Plaintiff produced two witnesses who were engaged in the operation of pumping the well, one Ward and his wife. Except to say that the well was producing about 7 barrels of oil a day, but sometimes, when the operation was stopped for three or four days, that it would flow something like 10 barrels, the testimony of these witnesses was purely opinion. They were under the impression that if the well had been swabbed, or if new cups had been put in, it would have produced more oil; but they are entirely indefinite as to how much additional oil would have been produced, had this been done. On the other hand, there was testimony from several witnesses of experience to the effect that swabbing would have been dangerous to this well, and might have resulted in the collapse of the casing; that it was not necessary to renew the cups, because of the quality of oil produced; and that the method of pumping employed was calculated to produce the greatest quantity of oil, probably more than had swabbing been resorted to. On this testimony, it may be considered conclusively proven that defendant was not guilty of negligence in the method of operating the well, and that no more oil could have been produced from it by any standard method.

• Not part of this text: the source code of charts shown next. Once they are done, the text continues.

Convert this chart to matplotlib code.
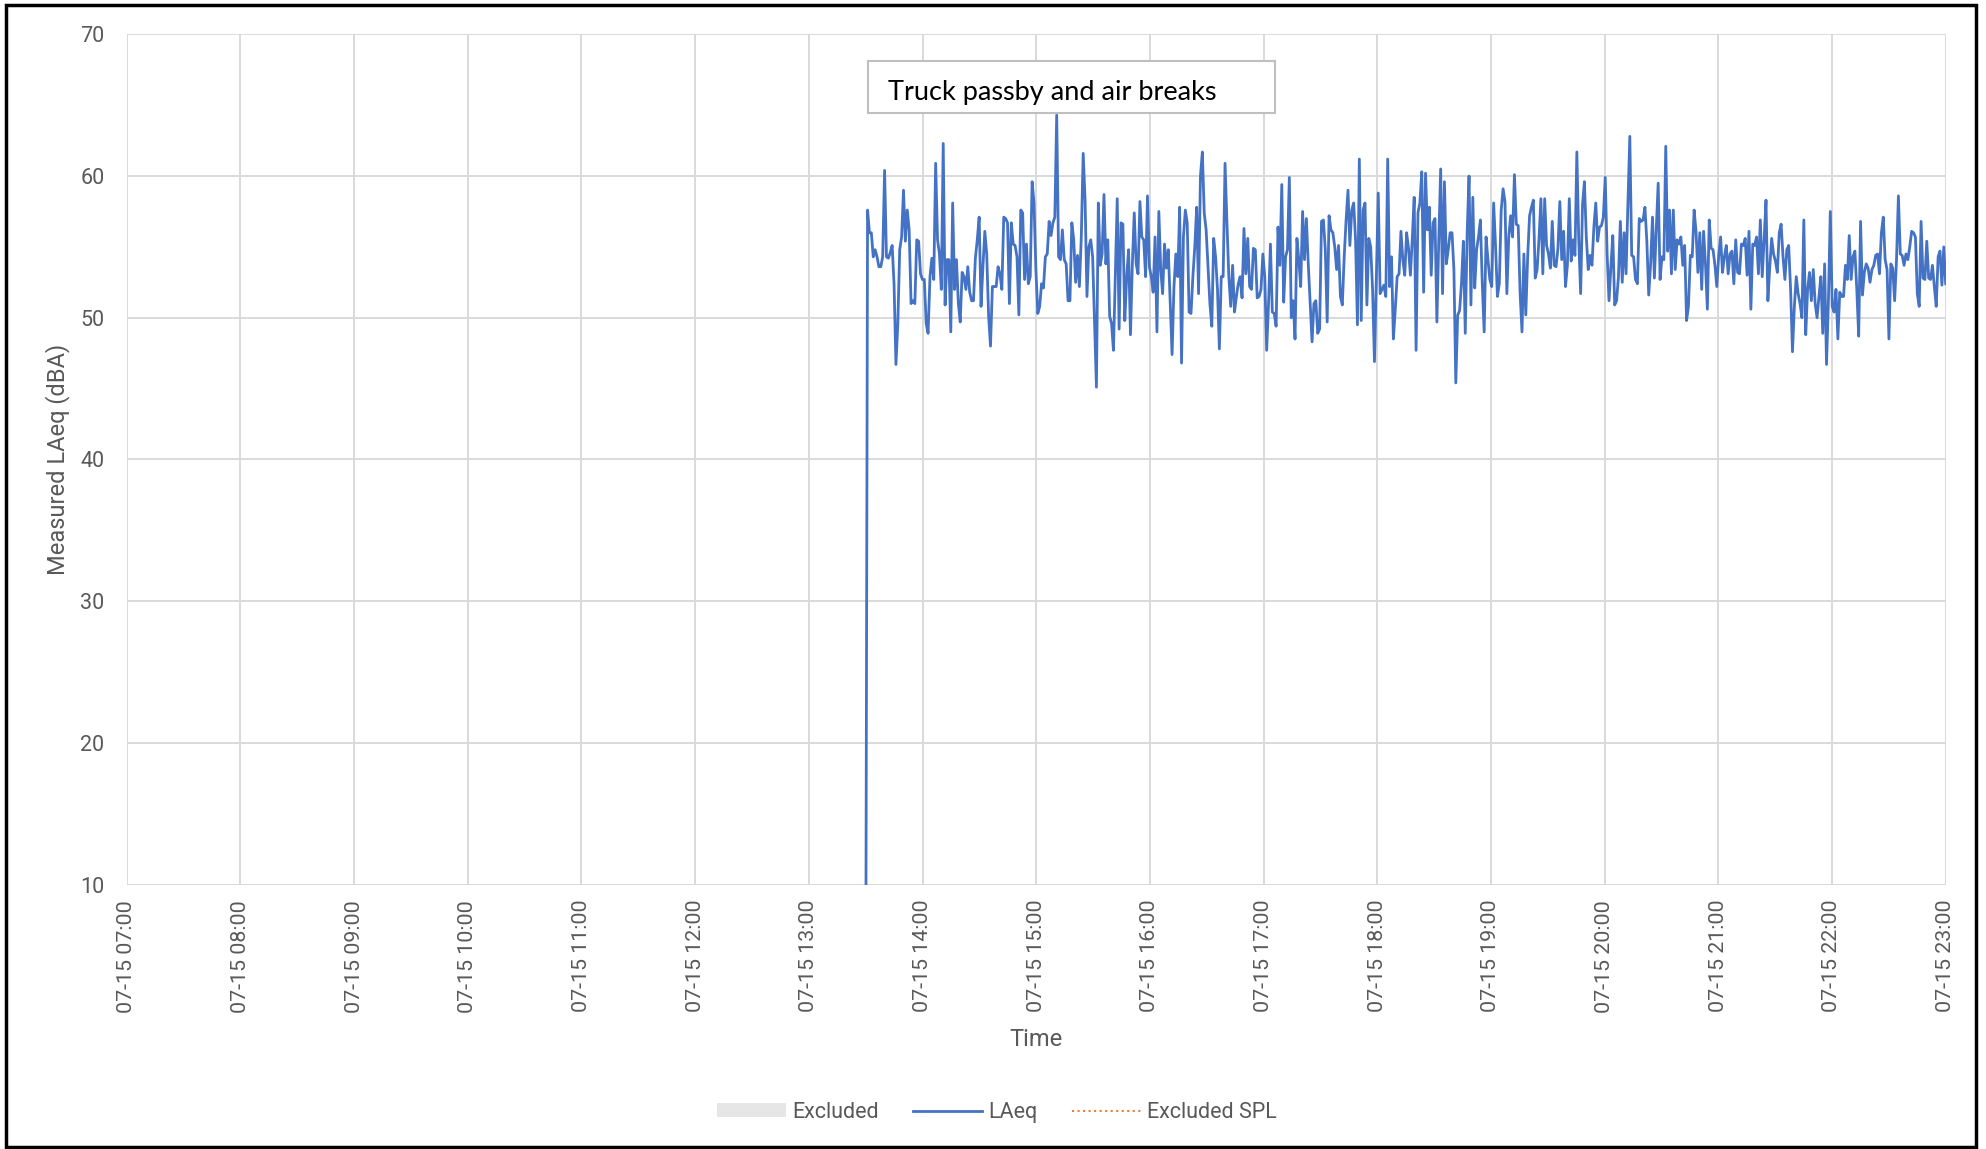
import numpy as np
import pandas as pd
import matplotlib
matplotlib.use('Agg')
import matplotlib.pyplot as plt
import matplotlib.dates as mdates
from matplotlib.patches import Rectangle, Patch
from matplotlib.lines import Line2D

# LAeq readings, 1 minute apart, from 13:30 to 23:00
laeq_1330 = [0, 57.6, 56.0, 56.0, 54.3, 54.8, 54.3, 53.6, 53.6, 54.3,
             60.4, 54.3, 54.2, 54.6, 55.1, 52.4, 46.7, 49.6, 54.8, 55.7,
             59.0, 55.4, 57.6, 56.2, 51.0, 51.2, 51.0, 55.5, 55.4, 53.1,
             52.7, 52.7, 49.6, 48.9, 52.9, 54.2, 52.7, 60.9, 55.5, 54.5,
             52.0, 62.3, 50.9, 54.1, 54.1, 49.0, 58.1, 52.0, 54.1, 51.0,
             49.7, 53.2, 52.9, 52.0, 53.6, 51.8, 51.2, 51.2, 54.2, 55.5,
             57.1, 50.8, 53.6, 56.1, 54.5, 50.1, 48.0, 52.2, 52.2, 52.2,
             53.6, 53.1, 52.0, 57.1, 57.0, 56.7, 51.0, 56.7, 55.2, 55.1,
             54.3, 50.2, 57.6, 57.4, 52.7, 55.2, 52.4, 52.9, 59.6, 58.1,
             53.4, 50.3, 50.8, 52.4, 52.1, 54.3]
laeq_1505 = [54.5, 56.8, 55.8, 56.7, 57.1, 64.3, 54.3, 54.1, 56.2, 54.1,
             53.8, 51.2, 51.2, 56.7, 55.5, 52.5, 54.4, 52.2, 55.7, 61.6,
             58.3, 51.5, 55.0, 55.5, 54.3, 49.6, 45.1, 58.1, 53.7, 54.5,
             58.7, 53.8, 55.5, 50.1, 49.6, 47.7, 52.9, 58.4, 49.2, 56.7,
             56.6, 49.8, 52.9, 54.8, 48.8, 53.8, 57.4, 53.8, 53.1, 58.2,
             55.7, 55.5, 52.9, 58.6, 53.6, 52.9, 51.8, 55.7, 49.0, 57.5,
             53.4, 51.7, 55.2, 53.5, 54.8, 51.2, 47.4, 52.2, 54.5, 52.9,
             57.8, 46.8, 55.7, 57.6, 56.7, 50.4, 50.3, 52.9, 55.0, 57.8,
             51.7, 60.0, 61.7, 57.4, 56.2, 53.6, 51.0, 49.4, 55.6, 54.3,
             52.0, 47.8, 52.9, 52.9, 60.9, 56.7, 52.9, 50.8]
laeq_1645 = [53.7, 50.4, 51.5, 52.4, 52.9, 51.4, 56.3, 53.1, 55.6, 52.2,
             52.0, 54.9, 54.8, 51.4, 51.5, 52.0, 54.5, 52.9, 47.7, 51.0,
             55.2, 50.4, 50.3, 49.4, 56.4, 53.7, 59.4, 51.1, 54.3, 54.8,
             59.9, 50.0, 51.2, 48.5, 55.6, 54.1, 52.2, 57.5, 54.1, 57.0,
             53.8, 51.0, 48.3, 51.0, 51.2, 48.9, 49.2, 56.8, 56.9, 54.8,
             49.7, 57.2, 56.2, 56.0, 55.0, 53.4, 55.1, 51.5, 50.9, 54.3,
             56.9, 59.0, 55.1, 57.6, 58.1, 55.5, 49.5, 61.2, 49.8, 57.6,
             58.1, 50.9, 55.6, 55.0, 52.0, 46.9, 52.9, 58.8, 51.7, 52.0,
             52.3, 51.5, 61.2, 52.2, 54.3, 48.5, 50.6, 52.9, 53.1, 56.1,
             54.1, 53.0, 56.0, 54.9, 53.0, 55.6, 58.5]
laeq_1820 = [47.7, 57.4, 58.1, 60.3, 51.8, 60.2, 56.2, 57.8, 53.0, 56.7,
             57.0, 49.7, 55.5, 60.5, 51.7, 59.6, 53.8, 54.8, 56.0, 56.0,
             53.4, 45.4, 50.2, 50.5, 52.4, 55.4, 48.9, 56.0, 60.0, 50.9,
             58.5, 52.1, 54.8, 55.7, 56.9, 52.4, 49.0, 55.7, 54.1, 52.7,
             52.2, 58.1, 55.1, 51.5, 52.4, 57.6, 59.1, 58.2, 51.7, 55.7,
             57.2, 55.7, 60.1, 56.6, 56.5, 51.7, 49.0, 54.5, 50.2, 54.3,
             57.2, 57.8, 58.3, 52.8, 53.4, 55.6, 58.4, 53.1, 58.4, 55.1,
             54.5, 53.5, 56.8, 53.7, 53.6, 54.9, 58.2, 54.1, 56.1, 52.2,
             53.7, 58.4, 54.0, 55.5, 54.4, 61.7, 55.5, 51.7, 58.0, 59.6,
             55.7, 53.4, 54.4, 53.7, 56.4, 58.1, 55.4, 56.4]
laeq_1955 = [56.5, 57.1, 59.9, 54.5, 51.2, 53.6, 55.8, 50.9, 51.2, 52.9,
             56.8, 52.5, 56.0, 53.1, 58.1, 62.8, 54.4, 54.3, 52.7, 52.4,
             57.0, 56.8, 56.9, 57.8, 55.4, 51.6, 53.8, 57.1, 52.8, 56.3,
             59.5, 52.7, 54.3, 54.1, 62.1, 54.7, 57.6, 53.1, 57.6, 53.4,
             55.5, 55.2, 55.7, 53.7, 55.1, 49.8, 50.8, 54.4, 54.3, 57.6,
             56.1, 53.2, 56.0, 52.0, 56.1, 53.8, 50.6, 56.9, 54.9, 54.8,
             53.7, 52.2, 54.4, 55.7, 53.2, 54.3, 55.1, 53.1, 54.5, 54.7,
             52.4, 55.5, 53.2, 53.1, 55.2, 55.1, 55.6, 53.0, 56.1, 50.6,
             55.2, 55.1, 55.7, 53.1, 56.9, 52.9, 55.5, 58.3, 51.2, 53.6,
             55.6, 54.5, 54.0, 53.2, 56.0, 56.6, 54.3]
laeq_2135 = [52.7, 54.8, 55.1, 52.0, 47.6, 50.8, 52.9, 51.7, 51.0, 50.0,
             56.9, 48.8, 52.0, 53.2, 51.2, 53.4, 51.0, 50.0, 51.5, 52.9,
             48.9, 53.8, 46.7, 51.2, 57.5, 50.8, 50.4, 52.0, 48.5, 51.8,
             51.5, 51.5, 53.7, 52.7, 55.8, 52.7, 54.3, 54.7, 52.0, 48.7,
             56.8, 51.6, 53.2, 53.8, 53.5, 52.5, 53.4, 53.7, 54.4, 54.5,
             53.1, 56.0, 57.1, 54.1, 53.4, 48.5, 53.8, 53.5, 51.2, 54.1,
             58.6, 54.5, 54.4, 53.7, 54.5, 54.1, 55.0, 56.1, 56.0, 55.7,
             51.7, 50.8, 56.8, 52.8, 52.7, 55.4, 52.8, 52.7, 53.7, 52.2,
             50.8, 54.3, 54.7, 52.3, 55.0, 52.4]

laeq = np.array(laeq_1330 + laeq_1505 + laeq_1645 + laeq_1820 + laeq_1955 + laeq_2135)
times = pd.date_range('2021-07-15 13:30', '2021-07-15 23:00', periods=len(laeq))

x_start = pd.Timestamp('2021-07-15 07:00')
x_end = pd.Timestamp('2021-07-15 23:00')

grey = '#595959'
plt.rcParams['font.family'] = ['Roboto', 'DejaVu Sans']

fig = plt.figure(figsize=(19.86, 11.49), dpi=100)
ax = fig.add_axes([0.0638, 0.2302, 0.9159, 0.7399])

ax.plot(times, laeq, color='#4472C4', lw=2.0, zorder=3)

ax.set_xlim(x_start, x_end)
ax.set_ylim(10, 70)
ax.set_yticks(range(10, 71, 10))
ax.xaxis.set_major_locator(mdates.HourLocator())
ax.xaxis.set_major_formatter(mdates.DateFormatter('%m-%d %H:%M'))
ax.grid(True, color='#d9d9d9', lw=1.4, zorder=0)
ax.set_axisbelow(True)
for s in ax.spines.values():
    s.set_visible(False)
ax.tick_params(axis='y', length=0, pad=16, labelcolor=grey, labelsize=15.5)
ax.tick_params(axis='x', length=0, pad=11, labelcolor=grey, labelsize=15.4, labelrotation=90)

# annotation box
ax.add_patch(Rectangle((0.4073, 0.9078), 0.2242, 0.061, transform=ax.transAxes,
                       fc='white', ec='#bfbfbf', lw=1.5, zorder=5, clip_on=False))
ax.text(0.4185, 0.932, 'Truck passby and air breaks', transform=ax.transAxes,
        ha='left', va='center', fontsize=19.5, color='black', family=['Lato', 'DejaVu Sans'],
        zorder=6)

fig.text(0.5217, 0.0957, 'Time', ha='center', va='center', fontsize=17, color=grey)
fig.text(0.0292, 0.6005, 'Measured LAeq (dBA)', ha='center', va='center',
         rotation=90, fontsize=17, color=grey)

handles = [Patch(fc='#e6e6e6', ec='none'),
           Line2D([], [], color='#4472C4', lw=2.0),
           Line2D([], [], color='#ED7D31', lw=1.5, ls=':')]
leg = fig.legend(handles, ['Excluded', 'LAeq', 'Excluded SPL'], loc='center',
                 bbox_to_anchor=(0.502, 0.032), ncol=3, frameon=False, fontsize=15.5,
                 handlelength=3.2, handleheight=0.6, columnspacing=1.6, handletextpad=0.3)
for t in leg.get_texts():
    t.set_color(grey)

# outer frame
fig.add_artist(Rectangle((0.0028, 0.0017), 0.9922, 0.9939, transform=fig.transFigure,
                         fill=False, ec='black', lw=2.5))

fig.savefig('out.png', dpi=100)
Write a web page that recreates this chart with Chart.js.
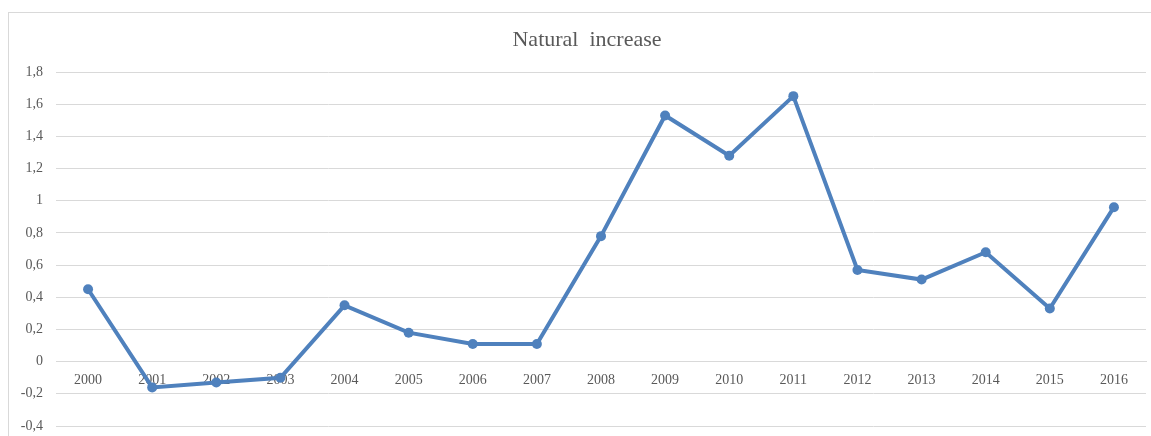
<!DOCTYPE html>
<html>
<head>
<meta charset="utf-8">
<script src="https://cdn.jsdelivr.net/npm/chart.js@4/dist/chart.umd.min.js"></script>
<style>
  html, body { margin: 0; padding: 0; background: #fff; overflow: hidden; }
  #frame {
    position: absolute; left: 8px; top: 12px;
    width: 1200px; height: 500px;
    border: 1px solid #d9d9d9;
  }
  #wrap { position: absolute; left: 0; top: 0; width: 1151px; height: 436px; }
</style>
</head>
<body>
<div id="frame"></div>
<div id="wrap"><canvas id="chart"></canvas></div>
<script>
// Years along the bottom and the yearly natural increase values
const years = ['2000', '2001', '2002', '2003', '2004', '2005', '2006', '2007', '2008',
  '2009', '2010', '2011', '2012', '2013', '2014', '2015', '2016'];
const naturalIncrease = [0.45, -0.16, -0.13, -0.10, 0.35, 0.18, 0.11, 0.11, 0.78,
  1.53, 1.28, 1.65, 0.57, 0.51, 0.68, 0.33, 0.96];

const chartTitle = 'Natural  increase';
const yMin = -0.4;
const yMax = 1.8;
const yStep = 0.2;

const textColor = '#595959';
const gridColor = '#d9d9d9';
const lineColor = '#4f81bd';

// Title drawn by hand so it can sit a bit left of the plot center
const titlePlugin = {
  id: 'customTitle',
  afterDraw(chart) {
    const ctx = chart.ctx;
    ctx.save();
    ctx.font = '22px "Liberation Serif"';
    ctx.fillStyle = textColor;
    ctx.textAlign = 'center';
    ctx.textBaseline = 'middle';
    ctx.fillText(chartTitle, 587, 40);
    ctx.restore();
  }
};

function formatTick(value) {
  const v = Math.round(value * 10) / 10;
  return String(v).replace('.', ',');
}

const ctx = document.getElementById('chart').getContext('2d');
const chart = new Chart(ctx, {
  type: 'line',
  data: {
    labels: years,
    datasets: [{
      label: 'Natural increase',
      data: naturalIncrease,
      borderColor: lineColor,
      backgroundColor: lineColor,
      borderWidth: 4,
      pointRadius: 5,
      pointBorderWidth: 0,
      pointBackgroundColor: lineColor,
      tension: 0,
    }],
  },
  options: {
    responsive: true,
    maintainAspectRatio: false,
    animation: false,
    layout: {
      padding: { left: 0, right: 4, top: 72, bottom: 10 },
    },
    plugins: {
      legend: { display: false },
      title: { display: false },
      tooltip: { enabled: false },
    },
    scales: {
      x: {
        position: { y: 0 },
        offset: true,
        afterFit(scale) {
          scale.height = 0;
          scale.paddingLeft = 0;
          scale.paddingRight = 0;
        },
        grid: { display: false, drawTicks: false },
        border: { display: true, color: gridColor, width: 1 },
        ticks: {
          color: textColor,
          font: { family: 'Liberation Serif', size: 14 },
          padding: 10,
          maxRotation: 0,
          autoSkip: false,
        },
      },
      y: {
        min: yMin,
        max: yMax,
        afterFit(scale) {
          scale.width = 56;
          scale.paddingTop = 0;
          scale.paddingBottom = 0;
        },
        grid: { color: gridColor, lineWidth: 1, drawTicks: false },
        border: { display: false },
        ticks: {
          stepSize: yStep,
          color: textColor,
          font: { family: 'Liberation Serif', size: 14 },
          padding: 13,
          callback: formatTick,
        },
      },
    },
  },
  plugins: [titlePlugin],
});
</script>
</body>
</html>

With regard to the duty of the District Court to direct a verdict for defendant in this case, it is well settled that the rule is this: Whenever it is clear that, if the jury should render a verdict for one party, the judge would be obliged to grant a new trial, in the exercise of sound discretion, it is his duty to direct a verdict for the other party. We think that, on the evidence in this case, a verdict should have been directed for defendant. Because of the error of the District Court in that respect, it follows that the judgment appealed from must be reversed, and the case remanded for a new trial.

Reversed.

NOTES

[*] Certiorari denied 46 S. Ct. 638, 70 L. Ed. ___.